On his discovery that a day dedicated to wheelchair users didn’t exist, Steve, who is perhaps better known by the name ‘Wheelchair Steve’ set to and posted a blog on the social site Ecademy declaring that March the 1st was ‘International Wheelchair Day’ – an official opportunity for wheelchair users to celebrate the positive impact a wheelchair has on their life and independence. From here, Steve contacted people who worked alongside him to found the International Wheelchair Day which has now been celebrated for 8 years.
A year later, the anniversary of the first ever International Wheelchair Day was marked by another post from Steve on Ecademy. He took advantage of the 2nd year celebration to launch his ‘Red Rag to a Bull’ appeal to raise money for disabled children.
The 3rd International Wheelchair Day in 2010 was celebrated with yet a 3rd post on Ecademy.
At this stage, awareness of the event in the UK and the rest of the world was still pretty low. Persistence, being Steve’s ‘middle name’, he was confident that one day this would be a world recognised and celebrated annual event.
2011 dawned, and Steve was contacted by Hannah, a talented cartoonist and fellow wheelchair user. Hannah had discovered the day online and designed a logo. Steve was delighted and adopted the logo (see below) for that year.
Hannah has designed the official logos every year since then.
Through much persistence and determination we now see International Wheelchair Day being celebrated with many different events around the world.
Now, every 1st of March, the UK invites volunteers to spend their entire day in a wheelchair. Many people who participate report their shock at how differently they were treated when in the chair – even from friends and family. Many feel as if people talk to a ‘wheelchair user’ rather than a person.
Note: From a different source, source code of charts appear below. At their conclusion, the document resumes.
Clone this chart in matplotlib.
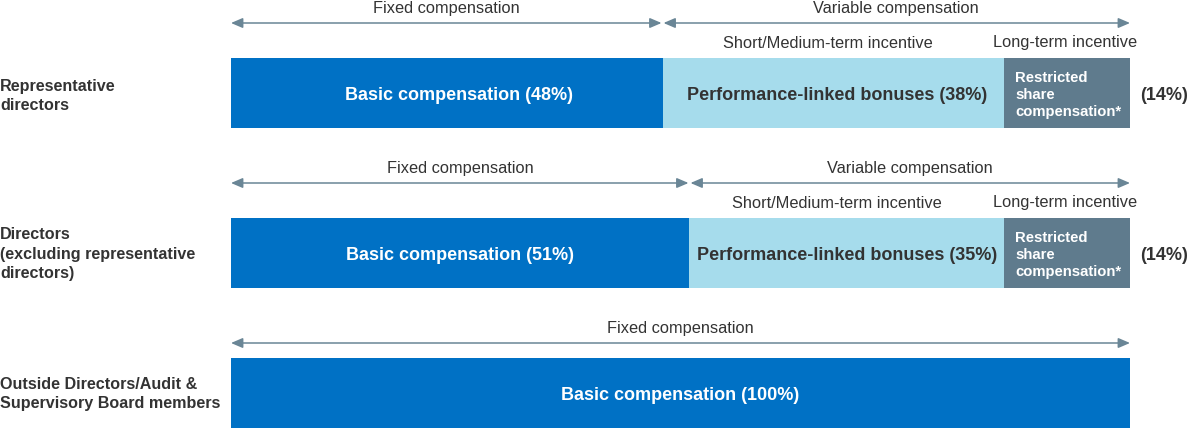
import matplotlib
matplotlib.use("Agg")
import matplotlib.pyplot as plt

plt.rcParams['font.family'] = ['Liberation Sans', 'DejaVu Sans']

# Data
groups = ["Representative\ndirectors",
          "Directors\n(excluding representative\ndirectors)",
          "Outside Directors/Audit &\nSupervisory Board members"]
basic = [48, 51, 100]
bonus = [38, 35, 0]
rsc = [14, 14, 0]

C_BASIC = "#0071C5"
C_BONUS = "#A6DCEC"
C_RSC = "#5F7B8D"
C_TXT = "#333333"
C_ARROW = "#6A8696"

W, H = 1189, 429
fig = plt.figure(figsize=(W / 100, H / 100), dpi=100)
ax = fig.add_axes([0, 0, 1, 1])
px = 100 / 899.0  # percent per pixel
ax.set_xlim(-231 * px, (W - 231) * px)
ax.set_ylim(H, 0)
ax.axis("off")

bar_top = [58, 218, 358]
bar_h = 70
FS_BAR = 13
FS_HDR = 11.8
basic_lbl_shift = [12, 0, 0]   # px
bonus_lbl_shift = [4, 0, 0]
sub_lbl_shift = [-5, -10, 0]

def arrow(x0, x1, y):
    ax.annotate("", xy=(x1, y), xytext=(x0, y),
                arrowprops=dict(arrowstyle="<|-|>,head_length=0.7,head_width=0.3",
                                color=C_ARROW, lw=1.1, shrinkA=0, shrinkB=0))

for i, g in enumerate(groups):
    top = bar_top[i]
    yc = top + bar_h / 2
    ax.barh(yc, basic[i], left=0, height=bar_h, color=C_BASIC, edgecolor="none")
    ax.text(basic[i] / 2 + basic_lbl_shift[i] * px, yc + 2,
            f"Basic compensation ({basic[i]}%)", color="white",
            fontsize=FS_BAR, fontweight="bold", ha="center", va="center")
    if bonus[i] > 0:
        ay = top - 35
        ty = top - 49
        b0 = basic[i]
        ax.barh(yc, bonus[i], left=b0, height=bar_h, color=C_BONUS, edgecolor="none")
        ax.text(b0 + bonus[i] / 2 + bonus_lbl_shift[i] * px, yc + 2,
                f"Performance-linked bonuses ({bonus[i]}%)",
                color=C_TXT, fontsize=FS_BAR, fontweight="bold", ha="center", va="center")
        r0 = b0 + bonus[i]
        ax.barh(yc, rsc[i], left=r0, height=bar_h, color=C_RSC, edgecolor="none")
        ax.text(r0 + 11 * px, yc + 2, "Restricted\nshare\ncompensation*", color="white",
                fontsize=10.7, fontweight="bold", ha="left", va="center", linespacing=1.3)
        ax.text(100 + 10 * px, yc + 2, f"({rsc[i]}%)", color=C_TXT, fontsize=FS_BAR,
                fontweight="bold", ha="left", va="center")
        # arrows
        arrow(0, b0 - 1 * px, ay)
        arrow(b0 + 1 * px, 100, ay)
        ax.text(b0 / 2, ty, "Fixed compensation", color=C_TXT, fontsize=FS_HDR,
                ha="center", va="center")
        ax.text((b0 + 100) / 2, ty, "Variable compensation", color=C_TXT, fontsize=FS_HDR,
                ha="center", va="center")
        sy = top - 15
        ax.text(b0 + bonus[i] / 2 + sub_lbl_shift[i] * px, sy, "Short/Medium-term incentive",
                color=C_TXT, fontsize=FS_HDR, ha="center", va="center")
        ax.text(r0 + rsc[i] / 2 - 2 * px, sy, "Long-term incentive", color=C_TXT,
                fontsize=FS_HDR, ha="center", va="center")
    else:
        ay = top - 15
        ty = top - 29
        arrow(0, 100, ay)
        ax.text(50, ty, "Fixed compensation", color=C_TXT, fontsize=FS_HDR,
                ha="center", va="center")
    ax.text(-231 * px, yc + (3 if i == 0 else 1), g, color=C_TXT, fontsize=11.6,
            fontweight="bold", ha="left", va="center", linespacing=1.4)

fig.savefig("out.png", dpi=100)
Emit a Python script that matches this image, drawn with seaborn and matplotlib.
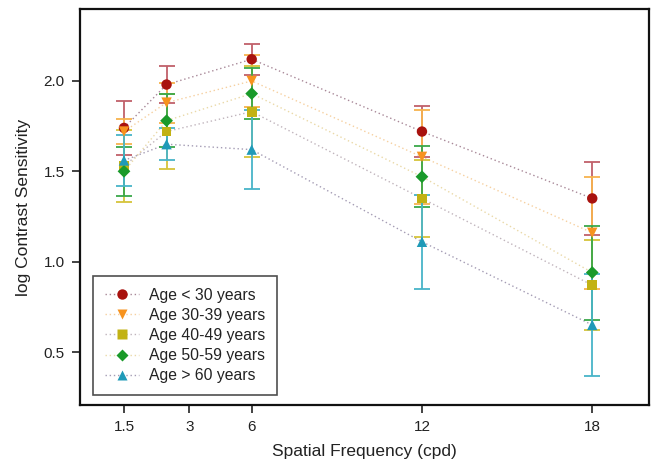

All report feeling awkward – sadly, a daily reality for wheelchair users around the globe.
I live to see the day when those with disabilities are accepted for who they are as a person before their disability is noticed.
Here at Enable Access, we’re celebrating today as a day we can all come together and reflect on how far we’ve come in providing accessibility for those in wheelchairs; but also as a chance to consider – ‘What can I do to help the fight for complete social inclusion’?